AI is doing several things that humans can do. In fact that there are alarm bells run that ring to foretell that jobs will shrink in the future as more and more they will be taken by AI. They are fast replicating previously human-only skills and are simulating human intelligence. Will, they make us humans redundant. The real issue in this contest is to ask: can AI take up creative arts. Can AI write a play/ drama? The first play written by AI shows that we are far away from the generation of creative art by AI. The first play written by AI is called ‘AI: when a Robot writes a play’. This has demonstrated that AI can take up previously human-only skills and competencies. The play shows that AI can develop the dialogue between two characters but offers very little for narrative and character development. The reviews of the play say that AI has not yet developed potentials to the point of human creative playwrights. But there is a growing possibility that of convergence of Art and technology. With the growth of AI, we do not just have technology surrounding us but we are fast facing body technology interface driven by AI. AI will elicit, produce and replicate highly sophisticated knowledge of our bodily life and health. AI is transforming our living spaces. The face recognition technology of AI is giving us new freedoms as well as rendering us vulnerable. In fact, big data analytics will know us more intimately than we know ourselves.
With the rapid growth of AI, the future is coming into our present more quickly than ever before. The Internet of things has revolutionized data collection. Everything is digitized. We are liviging into Phigital world. AI is going to transform the experience of the world. It will impact Transportation, Healthcare, Manufacturing, Media, Customer Service and Education. It offers us possibilities of optimizing and hence is all set to bring efficiency, multitasking and profitability into the above ventures. But there are drawbacks too. AI is still low on creativity and compassion. The fact that it does not make unimaginative mistakes that are characteristics of a human, AI cannot fully simulate human beings. Although AI exceeds humans in several fields. The fact that it seeks optimization and efficiency, it will not be able to fail fantastically and unpredictably as humans do. The growing AI has several challenges. Privacy rights as well Human rights are going to be put in danger. Some AI enthusiasts are already proclaiming the coming of AGI (artificial, general intelligence). Alarm bells have begun to ring with naysayers predicting disaster for humanity, claiming that such a superintelligence would be an existential threat to humanity. How powerful humans may use AGI does build anxieties among thinkers about the impact of technology. Hence we have the challenge to develop an ethical response to this fast-changing world. The rapid changing reality does not give us time to reflect and respond. We have to respond on our feet so to say to this rapidly growing and transforming the world.

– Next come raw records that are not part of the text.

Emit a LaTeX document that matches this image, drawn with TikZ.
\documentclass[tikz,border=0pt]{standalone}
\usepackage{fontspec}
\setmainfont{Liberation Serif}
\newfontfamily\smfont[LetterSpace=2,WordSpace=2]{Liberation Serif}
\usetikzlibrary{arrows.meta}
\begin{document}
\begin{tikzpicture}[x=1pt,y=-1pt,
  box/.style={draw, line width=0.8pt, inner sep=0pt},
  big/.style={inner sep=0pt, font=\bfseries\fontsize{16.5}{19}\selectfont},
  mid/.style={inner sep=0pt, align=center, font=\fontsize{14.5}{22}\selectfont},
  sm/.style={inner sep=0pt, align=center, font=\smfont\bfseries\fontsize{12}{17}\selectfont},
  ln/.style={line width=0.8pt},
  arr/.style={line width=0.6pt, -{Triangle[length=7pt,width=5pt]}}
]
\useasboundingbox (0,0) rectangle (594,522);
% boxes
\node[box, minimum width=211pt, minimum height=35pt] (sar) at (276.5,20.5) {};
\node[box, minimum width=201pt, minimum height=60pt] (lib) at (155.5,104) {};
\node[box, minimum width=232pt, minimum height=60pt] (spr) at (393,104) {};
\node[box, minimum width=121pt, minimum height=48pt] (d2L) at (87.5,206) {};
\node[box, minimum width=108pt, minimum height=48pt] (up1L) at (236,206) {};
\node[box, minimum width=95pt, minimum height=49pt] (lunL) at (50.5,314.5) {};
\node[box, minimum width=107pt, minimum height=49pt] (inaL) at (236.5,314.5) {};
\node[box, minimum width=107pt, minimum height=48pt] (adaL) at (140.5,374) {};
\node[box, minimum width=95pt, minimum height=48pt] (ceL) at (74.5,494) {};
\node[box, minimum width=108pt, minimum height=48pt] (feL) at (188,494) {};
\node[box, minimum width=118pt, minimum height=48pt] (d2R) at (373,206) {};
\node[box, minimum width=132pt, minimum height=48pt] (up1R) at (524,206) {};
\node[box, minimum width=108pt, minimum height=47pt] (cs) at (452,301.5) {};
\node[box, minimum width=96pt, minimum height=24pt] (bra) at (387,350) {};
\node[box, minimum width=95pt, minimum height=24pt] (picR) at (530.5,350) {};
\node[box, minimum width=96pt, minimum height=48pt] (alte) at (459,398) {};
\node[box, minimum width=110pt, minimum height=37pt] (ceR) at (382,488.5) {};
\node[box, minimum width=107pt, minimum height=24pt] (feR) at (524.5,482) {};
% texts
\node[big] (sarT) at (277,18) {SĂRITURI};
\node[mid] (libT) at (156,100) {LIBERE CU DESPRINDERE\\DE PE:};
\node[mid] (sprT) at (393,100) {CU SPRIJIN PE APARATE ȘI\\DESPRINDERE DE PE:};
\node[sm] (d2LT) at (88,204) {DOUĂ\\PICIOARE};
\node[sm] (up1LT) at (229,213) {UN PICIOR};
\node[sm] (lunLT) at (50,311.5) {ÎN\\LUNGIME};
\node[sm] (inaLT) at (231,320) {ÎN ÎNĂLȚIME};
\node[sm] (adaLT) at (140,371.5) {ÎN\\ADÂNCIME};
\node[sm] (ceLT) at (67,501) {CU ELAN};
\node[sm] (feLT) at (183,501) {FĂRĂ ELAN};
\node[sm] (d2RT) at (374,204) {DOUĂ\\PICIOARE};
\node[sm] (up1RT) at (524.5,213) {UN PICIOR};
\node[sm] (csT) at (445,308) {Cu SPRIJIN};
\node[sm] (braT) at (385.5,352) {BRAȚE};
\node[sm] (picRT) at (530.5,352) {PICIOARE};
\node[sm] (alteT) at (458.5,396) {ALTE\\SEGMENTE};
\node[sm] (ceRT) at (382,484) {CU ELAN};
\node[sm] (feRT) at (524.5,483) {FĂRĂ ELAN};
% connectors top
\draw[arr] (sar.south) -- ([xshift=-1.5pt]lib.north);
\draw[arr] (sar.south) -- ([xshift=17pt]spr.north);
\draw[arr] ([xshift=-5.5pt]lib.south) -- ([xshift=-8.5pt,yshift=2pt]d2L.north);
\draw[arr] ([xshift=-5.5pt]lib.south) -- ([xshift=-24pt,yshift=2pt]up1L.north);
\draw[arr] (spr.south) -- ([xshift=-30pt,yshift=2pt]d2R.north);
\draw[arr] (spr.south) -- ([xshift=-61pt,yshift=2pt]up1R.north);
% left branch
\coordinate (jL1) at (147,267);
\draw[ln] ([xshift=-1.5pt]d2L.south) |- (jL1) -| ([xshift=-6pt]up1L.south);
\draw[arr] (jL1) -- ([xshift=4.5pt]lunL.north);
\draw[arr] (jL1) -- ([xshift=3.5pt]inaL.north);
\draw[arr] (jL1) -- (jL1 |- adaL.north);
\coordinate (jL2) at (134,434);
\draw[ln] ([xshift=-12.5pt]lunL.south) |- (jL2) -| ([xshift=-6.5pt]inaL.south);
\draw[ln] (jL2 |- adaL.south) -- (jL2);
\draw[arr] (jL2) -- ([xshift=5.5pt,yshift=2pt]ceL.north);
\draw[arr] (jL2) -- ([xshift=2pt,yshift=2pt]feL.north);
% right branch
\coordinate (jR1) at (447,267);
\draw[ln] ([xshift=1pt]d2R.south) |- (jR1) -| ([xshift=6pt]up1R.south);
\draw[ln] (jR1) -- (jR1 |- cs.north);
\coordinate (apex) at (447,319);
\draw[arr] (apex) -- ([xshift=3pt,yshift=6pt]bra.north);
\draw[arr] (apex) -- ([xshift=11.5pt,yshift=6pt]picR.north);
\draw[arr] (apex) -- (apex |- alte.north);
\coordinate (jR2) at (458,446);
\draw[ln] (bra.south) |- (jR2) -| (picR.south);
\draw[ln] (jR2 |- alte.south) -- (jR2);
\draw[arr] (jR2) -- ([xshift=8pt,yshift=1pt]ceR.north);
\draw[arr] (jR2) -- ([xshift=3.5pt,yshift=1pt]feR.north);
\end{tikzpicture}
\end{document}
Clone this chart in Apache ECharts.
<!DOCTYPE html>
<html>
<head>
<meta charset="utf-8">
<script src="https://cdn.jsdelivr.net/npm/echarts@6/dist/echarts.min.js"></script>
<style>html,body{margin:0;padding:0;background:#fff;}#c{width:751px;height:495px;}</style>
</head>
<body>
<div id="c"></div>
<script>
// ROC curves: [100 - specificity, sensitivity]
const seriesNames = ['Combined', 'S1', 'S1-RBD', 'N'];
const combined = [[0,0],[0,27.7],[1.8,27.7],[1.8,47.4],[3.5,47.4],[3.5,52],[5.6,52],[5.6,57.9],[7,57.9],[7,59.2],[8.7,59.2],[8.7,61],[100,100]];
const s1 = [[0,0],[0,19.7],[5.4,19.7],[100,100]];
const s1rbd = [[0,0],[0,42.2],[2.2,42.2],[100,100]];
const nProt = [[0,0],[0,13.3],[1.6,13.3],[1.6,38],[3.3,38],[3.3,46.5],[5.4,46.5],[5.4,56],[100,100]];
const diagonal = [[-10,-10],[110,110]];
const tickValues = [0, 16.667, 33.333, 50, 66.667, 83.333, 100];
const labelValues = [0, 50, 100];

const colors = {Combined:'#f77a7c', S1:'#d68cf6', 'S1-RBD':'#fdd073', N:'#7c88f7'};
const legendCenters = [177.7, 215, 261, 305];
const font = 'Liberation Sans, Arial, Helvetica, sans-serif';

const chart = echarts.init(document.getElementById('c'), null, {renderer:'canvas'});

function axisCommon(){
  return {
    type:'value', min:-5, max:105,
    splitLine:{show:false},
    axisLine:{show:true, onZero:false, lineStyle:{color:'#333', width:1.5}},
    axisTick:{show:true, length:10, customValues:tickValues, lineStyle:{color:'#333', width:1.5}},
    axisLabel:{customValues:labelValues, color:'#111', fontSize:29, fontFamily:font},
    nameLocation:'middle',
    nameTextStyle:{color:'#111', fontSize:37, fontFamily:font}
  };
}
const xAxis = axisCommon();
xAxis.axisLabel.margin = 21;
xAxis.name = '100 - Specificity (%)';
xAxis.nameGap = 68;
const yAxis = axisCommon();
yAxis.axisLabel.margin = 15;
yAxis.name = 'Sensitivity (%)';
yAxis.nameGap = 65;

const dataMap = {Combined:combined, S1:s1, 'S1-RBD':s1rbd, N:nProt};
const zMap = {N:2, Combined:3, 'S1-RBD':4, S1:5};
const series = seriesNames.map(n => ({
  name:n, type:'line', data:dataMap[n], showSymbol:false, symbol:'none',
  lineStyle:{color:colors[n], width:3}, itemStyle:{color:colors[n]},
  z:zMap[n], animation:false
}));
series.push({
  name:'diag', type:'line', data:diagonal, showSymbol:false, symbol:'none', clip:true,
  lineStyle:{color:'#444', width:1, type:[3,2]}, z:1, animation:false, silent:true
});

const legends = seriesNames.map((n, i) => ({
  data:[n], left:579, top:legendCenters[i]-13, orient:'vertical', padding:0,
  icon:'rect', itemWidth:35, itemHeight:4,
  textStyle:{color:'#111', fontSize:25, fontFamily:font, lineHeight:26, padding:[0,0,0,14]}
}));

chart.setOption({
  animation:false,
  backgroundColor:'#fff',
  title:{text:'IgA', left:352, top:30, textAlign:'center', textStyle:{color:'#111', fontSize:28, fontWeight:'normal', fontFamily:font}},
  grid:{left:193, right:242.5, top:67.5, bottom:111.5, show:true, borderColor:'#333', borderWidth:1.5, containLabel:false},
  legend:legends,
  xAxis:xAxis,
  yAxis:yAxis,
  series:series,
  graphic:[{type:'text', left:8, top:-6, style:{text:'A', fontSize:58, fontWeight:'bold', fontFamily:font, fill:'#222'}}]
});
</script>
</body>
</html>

The ethical response has to generate phronesis. To come to respond emancipative, we are challenged to embrace thinking that I call dorsal thinking. To come to dorsality of our thinking we have to understand the limitations of our habitual frontal thinking and embrace integral thinking that will embrace the figures of thought taught by Michel Serres. Figures of thought belong upstream while language and meaning belong downstream of our thinking. Figures of thought assist us to enter our thinking before thoughts are dressed in language and abstracted from emotions and bodily content. We are interacting with the world generated by artificial intelligence beyond the cloak of language. Our responses cannot be simply caged in language. Language seems to disembody flesh. Language territorializes and freezes our interactions with the world. There is an asemiotic dimension to our experience and response. It is bodily and sensory. We have to factor in that. We stand in-between people, things and events. This being in-between is dynamic. We as in-between are influenced as well as we influence the reality that surrounds us. Being in-between, relationality is central to us. Our responses, therefore, are also in-between. They impact us as well as things and events. Everything breathes through relations and hence is subject to the second law of thermodynamics. That is why the disorder is everywhere. But this disorder generated order. Serres uses the notion of noise to illustrate this point. Hence, to offer an adequate response, we have to think with the figure of thought of Serres
The figure of thoughts, therefore, are not merely semantic in character. They are connecting life in all its complexity. Christopher Watkins indicates that there are eight characteristics to the figures of thought:
1. Operators: They are receiving, storing and processing information
2. Natural: They are not abstract but belong to nature
3. Inventions: They open possibilities for novelty and open new rhythms of thought
4. Bodily: they are not just mental but are carnal and connect the movements and emotions of the body
5. Narrative: they can embody a story
6. Named: they are connecting the local with the global and the general with the particular
7. Synthetic: they connect the worlds that they profess, communicate and promote
8. Living: they carry the effervesce of life
The figures of thought can provide new vantage points to invent creative and emancipative responses to the world. They invite us to focus on productive hermeneutics. We have to challenge to direct productive hermeneutics to expand rather than narrow the human experience of life. We have tried to think creatively and inventively outside the existing structures of thoughts and embrace new ways of being in the world critically and responsibly while we mediate the world of artificial intelligence.